Оскорбление звучало как молитва, как вопль отчаяния. Он вкладывал в него всю свою душу… Всю свою жизнь…
— Стукач!
Его крик разносился по всей тюрьме. Вскоре все проснулись. Отовсюду неслись протесты.
«Что происходит?»
«Опять эти двое бардак устроили!»
«Перевести их в другую камеру!»
«Сколько можно!»
Звуки шагов… Надзиратели. Не очень-то довольные, что их потревожили…
Франк снова вцепился Алу в горло.
— Это ты стукач! Ты стукач!
— Ну да, — хрипел Ал, задыхаясь. — Я специально изуродовал себе физиономию, чтобы послушать твои идиотские истории! У тебя же все шито белыми нитками. Говорить неправду, чтобы узнать правду…
Вдруг Франк отпустил его. Охваченный внезапной мыслью. Он сказал:
— Ну-ка, покажи свои руки!
— Но…
— Показывай, тебе говорят!
Ал протянул руки в свет, падающий от ночника. Франк плюнул на них.
— Тоже мне лапы водилы, — сказал он спокойно. — Не смеши меня! Ты когда в последний раз был у маникюрши, позавчера?
— А ты, продавец бензина… В каком департаменте ты работал?
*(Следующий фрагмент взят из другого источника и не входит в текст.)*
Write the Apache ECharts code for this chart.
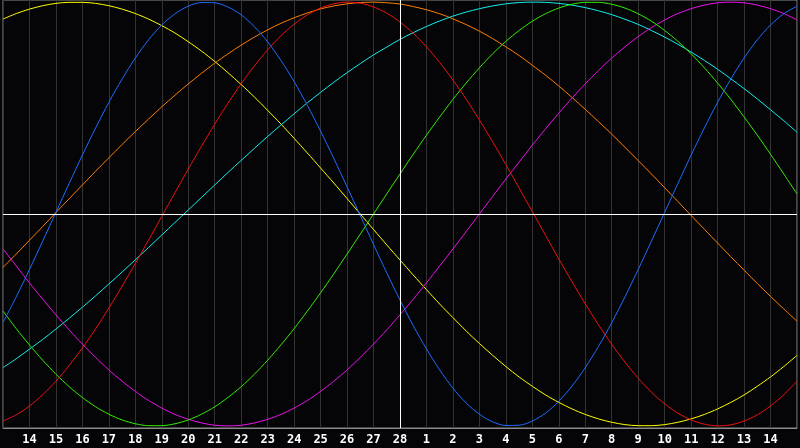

— Па-де-Кале, — ответил Франк, хмуря брови.
— Молодец! И как же его зовут, твоего оптовика из Сент-Омера?
Франк пожал плечами…
— Ладно, брось.
— Ага, — обрадовался Ал, — видишь! Это ты!.. Это ты! Легаш поганый!
— Ну-ка повтори!
— Фараон поганый!
Они кинулись друг на друга и покатились по земле. В таком положении их застали охранники и разняли с помощью пинков и дубинок.
Когда примчался в одних тапочках Дерьмо, ему осталось только нанести последние удары по уже неподвижным телам.
— В карцер ублюдков! — распорядился он. — Каждого в отдельный и посадить на диету! Позаботимся об их драгоценном здоровье!
Без лишних церемоний оба сотоварища были переправлены в подвал.
Когда их выносили, заключенные, которым они не дали спать, обсмеяли их.
Прежде чем выйти из камеры, Дерьмо врезал дубинкой немому.
Тот забился на свои нары и заплакал от незаслуженной обиды.
Дерьмо не преувеличивал, утверждая, что в карцерах полно крыс. Появление пленников в закрытых камерах подземелья было для них настоящим даром небес, так как одновременно появились и куски хлеба, которые заключенным приходилось отвоевывать у грызунов.
Восемь дней протекли в этих полумогилах. Восемь дней, длинных и черных, как самая черная из всех ночей. Когда они были извлечены оттуда, их отвели к директору заведения, человеку большому и резкому, который прочел им расхожую лекцию на тему морали и заключил:
— Конечно, я мог бы вас расселить, но это слишком простое решение. Я настаиваю, чтобы вы заключили джентльменское соглашение… Если можно так выразиться, — добавил он, взглянув на них тяжело и презрительно.
«Идите, но в следующий раз я вами займусь всерьез».
Франк и Ал старались не смотреть друг на друга. Они вышли из директорского кабинета, упрямо смотря только перед собой.
Дерьмо, главный по этажу, уже поджидал их, держа розу в своих лошадиных зубах.
— А вот и мои маленькие друзья! — воскликнул он. — Я же предупреждал вас, что буду держать под контролем все ваши действия… Теперь придется вести себя смирно… Я люблю людей, которые ведут себя смирно…
Он вошел вслед за ними в камеру и сел рядом с до смерти перепугавшимся немым.
— Видите ли, — продолжил он, постанывая от удовольствия, — если вы и дальше будете продолжать в том же духе, то дело может кончиться смертью одного из вас… Тот, кто останется, автоматически получит право на гильотину… Вы в курсе, что это такое? Замечательная вещь… Того типа, который ее изобрел, звали Гильетен… К тому же он был врачом! Как видите, я знаю историю Франции…
Он гнусно рассмеялся.
— Благодетель человечества. Машинка для укорачивания чересчур прытких… Она нас уже три раза навещала с тех пор, как я здесь… Конечно, приходится ради этого рано вставать, но уж зато какое зрелище… Скоро она снова приедет… Через пару недель… У нас уже и клиент есть на машинку для стрижки. Какой-то гражданин, который шлепнул двух мусоров, представляете, какой неосторожный! У него, наверное, крыша поехала, у этого типа! Он воображает, что Президент его помилует. Еще чего! Жизнь легавого священна!
Он говорил, упиваясь своей властью, жестокостью описываемых им сцен.